The crisis has deepened steadily. In June 2025, 320 inmates were sleeping on the floor — then considered an all-time record. By October, that number had risen to 424. December 2025 saw a peak of 618 floor-sleepers. The figures have continued to climb through 2026, reaching 701 in March, 750 in April, and 754 during a nationwide prison strike on May 11.

The Central Prison Supervisory Board (CTRG) described the trajectory in stark terms in its annual report published on May 18. “The introduction of the amended prison regime therefore reads like a chronicle of a catastrophe foretold,” the board stated, as reported by VRT NWS. The prison population has risen by more than 20 percent in three years, driven by a political decision to enforce sentences of up to three years without a corresponding increase in capacity.

Root Causes and Political Impasse

The overcrowding stems from multiple factors. Sentencing policy changes between January 2023 and January 2026 saw the number of prisoners serving 0-1 year sentences rise from 124 to 405, while those serving 1-3 years surged from 399 to 1,476 — a threefold increase. Additionally, 1,074 people declared not criminally responsible (internees with mental disorders) remain held in prisons instead of care facilities, despite a 2016 law intended to keep them out of the prison system.

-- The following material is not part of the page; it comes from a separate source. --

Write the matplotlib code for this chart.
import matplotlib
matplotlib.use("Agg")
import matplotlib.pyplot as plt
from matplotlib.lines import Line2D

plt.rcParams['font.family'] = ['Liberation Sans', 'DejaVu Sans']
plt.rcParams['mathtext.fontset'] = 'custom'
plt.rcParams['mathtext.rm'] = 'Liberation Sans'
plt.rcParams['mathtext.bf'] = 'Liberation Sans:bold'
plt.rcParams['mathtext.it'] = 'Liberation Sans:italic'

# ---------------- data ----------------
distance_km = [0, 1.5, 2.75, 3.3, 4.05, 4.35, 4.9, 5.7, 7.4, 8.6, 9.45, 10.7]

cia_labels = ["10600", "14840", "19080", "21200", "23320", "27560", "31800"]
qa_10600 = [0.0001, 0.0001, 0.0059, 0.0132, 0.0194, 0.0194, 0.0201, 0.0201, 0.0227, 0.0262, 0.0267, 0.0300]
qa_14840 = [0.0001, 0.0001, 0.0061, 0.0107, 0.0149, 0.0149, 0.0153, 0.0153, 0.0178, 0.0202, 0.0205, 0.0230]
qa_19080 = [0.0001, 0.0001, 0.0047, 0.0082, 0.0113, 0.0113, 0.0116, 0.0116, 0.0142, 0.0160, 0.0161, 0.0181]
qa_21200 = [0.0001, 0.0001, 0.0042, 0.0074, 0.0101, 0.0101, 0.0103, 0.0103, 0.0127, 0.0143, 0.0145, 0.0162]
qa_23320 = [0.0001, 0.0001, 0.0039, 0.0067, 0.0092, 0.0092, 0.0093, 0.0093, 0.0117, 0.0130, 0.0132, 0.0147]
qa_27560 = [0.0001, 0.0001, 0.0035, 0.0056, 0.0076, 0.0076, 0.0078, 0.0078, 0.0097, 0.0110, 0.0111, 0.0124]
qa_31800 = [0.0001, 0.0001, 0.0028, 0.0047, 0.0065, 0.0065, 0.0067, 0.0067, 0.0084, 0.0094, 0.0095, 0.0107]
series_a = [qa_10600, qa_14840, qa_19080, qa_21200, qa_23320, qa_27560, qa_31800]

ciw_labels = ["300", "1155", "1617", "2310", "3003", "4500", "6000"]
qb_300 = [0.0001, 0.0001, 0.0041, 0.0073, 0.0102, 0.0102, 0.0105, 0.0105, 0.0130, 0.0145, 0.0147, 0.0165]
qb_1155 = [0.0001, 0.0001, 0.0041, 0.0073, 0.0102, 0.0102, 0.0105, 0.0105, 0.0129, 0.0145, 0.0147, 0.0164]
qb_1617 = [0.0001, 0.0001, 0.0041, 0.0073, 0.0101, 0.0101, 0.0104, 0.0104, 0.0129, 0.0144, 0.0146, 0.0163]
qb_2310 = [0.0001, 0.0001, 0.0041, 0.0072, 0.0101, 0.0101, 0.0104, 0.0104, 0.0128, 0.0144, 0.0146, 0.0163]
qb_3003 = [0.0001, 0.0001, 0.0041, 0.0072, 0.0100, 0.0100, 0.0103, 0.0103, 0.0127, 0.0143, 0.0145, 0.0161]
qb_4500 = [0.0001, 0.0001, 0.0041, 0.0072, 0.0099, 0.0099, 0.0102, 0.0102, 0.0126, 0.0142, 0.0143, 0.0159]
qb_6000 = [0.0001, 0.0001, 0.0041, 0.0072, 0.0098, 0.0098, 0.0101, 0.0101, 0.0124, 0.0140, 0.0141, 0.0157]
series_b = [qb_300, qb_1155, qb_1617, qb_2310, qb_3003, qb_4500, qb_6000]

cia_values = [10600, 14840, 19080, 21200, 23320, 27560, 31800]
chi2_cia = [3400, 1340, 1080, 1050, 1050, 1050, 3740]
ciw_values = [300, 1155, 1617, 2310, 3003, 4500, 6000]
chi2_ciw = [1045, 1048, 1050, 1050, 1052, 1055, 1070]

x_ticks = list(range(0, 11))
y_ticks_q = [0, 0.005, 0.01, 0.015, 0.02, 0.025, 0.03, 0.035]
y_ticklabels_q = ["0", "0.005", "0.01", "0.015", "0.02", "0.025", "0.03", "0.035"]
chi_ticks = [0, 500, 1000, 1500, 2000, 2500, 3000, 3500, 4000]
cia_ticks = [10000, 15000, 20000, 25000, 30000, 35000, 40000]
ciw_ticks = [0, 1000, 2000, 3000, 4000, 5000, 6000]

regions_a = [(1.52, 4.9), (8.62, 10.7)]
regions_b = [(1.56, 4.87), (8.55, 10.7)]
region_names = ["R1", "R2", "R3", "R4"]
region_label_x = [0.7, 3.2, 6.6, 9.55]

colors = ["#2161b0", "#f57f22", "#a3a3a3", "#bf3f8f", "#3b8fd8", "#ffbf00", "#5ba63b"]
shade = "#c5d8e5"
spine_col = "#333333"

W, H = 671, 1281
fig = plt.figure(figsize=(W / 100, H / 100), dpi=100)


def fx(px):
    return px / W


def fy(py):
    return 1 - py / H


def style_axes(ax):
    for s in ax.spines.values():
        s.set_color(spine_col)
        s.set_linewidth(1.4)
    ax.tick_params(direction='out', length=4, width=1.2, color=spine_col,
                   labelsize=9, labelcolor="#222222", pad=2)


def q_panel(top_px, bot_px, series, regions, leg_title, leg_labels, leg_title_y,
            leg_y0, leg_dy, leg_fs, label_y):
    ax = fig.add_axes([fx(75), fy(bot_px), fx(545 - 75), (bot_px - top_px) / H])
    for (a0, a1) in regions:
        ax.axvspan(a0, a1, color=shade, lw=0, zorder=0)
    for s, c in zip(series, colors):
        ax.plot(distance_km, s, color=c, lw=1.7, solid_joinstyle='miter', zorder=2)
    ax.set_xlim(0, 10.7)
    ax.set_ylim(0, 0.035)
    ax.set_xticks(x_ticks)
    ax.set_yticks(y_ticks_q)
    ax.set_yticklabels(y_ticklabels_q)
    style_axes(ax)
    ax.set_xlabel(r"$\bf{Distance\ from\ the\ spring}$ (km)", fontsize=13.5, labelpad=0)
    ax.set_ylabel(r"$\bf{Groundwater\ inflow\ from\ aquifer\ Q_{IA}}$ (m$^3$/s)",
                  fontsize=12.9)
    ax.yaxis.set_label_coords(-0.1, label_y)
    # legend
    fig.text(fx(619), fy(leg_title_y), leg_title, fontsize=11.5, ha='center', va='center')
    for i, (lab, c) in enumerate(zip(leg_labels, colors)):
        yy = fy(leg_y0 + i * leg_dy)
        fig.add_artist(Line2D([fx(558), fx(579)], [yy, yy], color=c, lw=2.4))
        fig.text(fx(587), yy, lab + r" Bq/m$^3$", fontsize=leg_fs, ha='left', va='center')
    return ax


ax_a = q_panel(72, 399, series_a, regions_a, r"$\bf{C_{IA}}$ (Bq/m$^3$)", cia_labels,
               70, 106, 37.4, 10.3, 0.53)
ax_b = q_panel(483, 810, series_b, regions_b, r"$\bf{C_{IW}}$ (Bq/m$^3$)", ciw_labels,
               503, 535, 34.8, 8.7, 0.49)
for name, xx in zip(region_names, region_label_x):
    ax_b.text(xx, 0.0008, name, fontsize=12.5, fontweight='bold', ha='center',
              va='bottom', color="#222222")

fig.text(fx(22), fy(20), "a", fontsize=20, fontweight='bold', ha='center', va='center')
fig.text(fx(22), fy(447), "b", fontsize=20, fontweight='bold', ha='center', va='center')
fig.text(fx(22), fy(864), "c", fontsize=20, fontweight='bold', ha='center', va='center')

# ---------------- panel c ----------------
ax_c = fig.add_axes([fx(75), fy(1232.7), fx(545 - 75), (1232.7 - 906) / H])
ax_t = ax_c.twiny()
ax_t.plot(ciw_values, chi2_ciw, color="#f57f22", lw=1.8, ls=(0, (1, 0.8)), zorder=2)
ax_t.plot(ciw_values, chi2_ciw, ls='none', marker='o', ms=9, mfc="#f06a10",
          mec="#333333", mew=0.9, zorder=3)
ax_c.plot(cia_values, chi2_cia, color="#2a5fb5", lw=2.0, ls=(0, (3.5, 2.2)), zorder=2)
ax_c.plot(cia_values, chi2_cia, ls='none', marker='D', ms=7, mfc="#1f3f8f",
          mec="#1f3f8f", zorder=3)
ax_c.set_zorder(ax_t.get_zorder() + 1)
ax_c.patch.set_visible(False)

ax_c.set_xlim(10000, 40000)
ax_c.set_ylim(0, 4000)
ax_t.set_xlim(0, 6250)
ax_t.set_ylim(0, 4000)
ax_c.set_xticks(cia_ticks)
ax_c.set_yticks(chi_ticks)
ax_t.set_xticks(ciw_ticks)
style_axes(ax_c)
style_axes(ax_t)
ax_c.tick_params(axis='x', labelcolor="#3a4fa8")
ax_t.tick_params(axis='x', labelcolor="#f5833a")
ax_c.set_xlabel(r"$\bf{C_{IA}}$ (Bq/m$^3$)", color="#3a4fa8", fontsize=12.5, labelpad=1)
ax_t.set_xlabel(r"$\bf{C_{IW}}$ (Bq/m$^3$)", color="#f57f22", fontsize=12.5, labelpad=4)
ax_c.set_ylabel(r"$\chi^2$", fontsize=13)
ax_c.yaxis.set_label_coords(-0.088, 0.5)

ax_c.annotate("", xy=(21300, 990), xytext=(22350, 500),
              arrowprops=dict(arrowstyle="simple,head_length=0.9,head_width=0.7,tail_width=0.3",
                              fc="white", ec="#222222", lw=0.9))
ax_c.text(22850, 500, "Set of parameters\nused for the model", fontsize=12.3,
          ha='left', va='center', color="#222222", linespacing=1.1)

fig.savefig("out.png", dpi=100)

The “Arizona” coalition government, led by Prime Minister Bart De Wever (N-VA), has struggled to reach consensus on structural reform. Justice Minister Annelies Verlinden (CD&V) proposed a ten-point plan including extended early release (strafkorting), electronic monitoring, and the use of private security guards. However, the plan has been blocked repeatedly in the inner cabinet (Kern), with coalition partners divided over whether early release provisions are too lenient.

Staff and Safety Crisis

The human toll extends beyond inmates. During the nationwide strike on May 11, prison directors publicly supported the action, describing conditions as “untenable,” according to Anadolu Agency. Serious incidents in prisons have doubled over the past year, and workplace injuries from aggression have risen by more than 30 percent in two years. Trade unions have warned that the situation will likely worsen over the summer holiday period.

International Context

Belgium’s incarceration rate of 113.5 prisoners per 100,000 inhabitants and its 117 percent occupancy rate place it among the highest in the Council of Europe. For comparison, Germany has 71.2 prisoners per 100,000 inhabitants, Denmark 69.3, and Norway 54.1. The CTRG noted that these disparities are unlikely to reflect fundamentally different crime rates, suggesting instead that policy choices are driving Belgium’s overcrowding.

“The challenges and structural problems facing the prison system are neither insurmountable nor inevitable; they are the result of choices,” the CTRG vice-chair wrote in the annual report’s foreword. “This means that different choices can lead to different outcomes.”

What’s Next

The CPT has not yet formally responded to the prison directors’ appeal. However, the committee has previously called for decisive political action, including a review of sentencing policies, greater use of alternatives to detention, and strict limits on prison populations. If the situation continues to deteriorate, Belgium could face legal consequences at the European Court of Human Rights.

For now, the prison directors’ unprecedented appeal has placed the crisis firmly in the international spotlight — and the question remains whether Belgium’s political leaders can find the consensus needed to address a problem that has been decades in the making.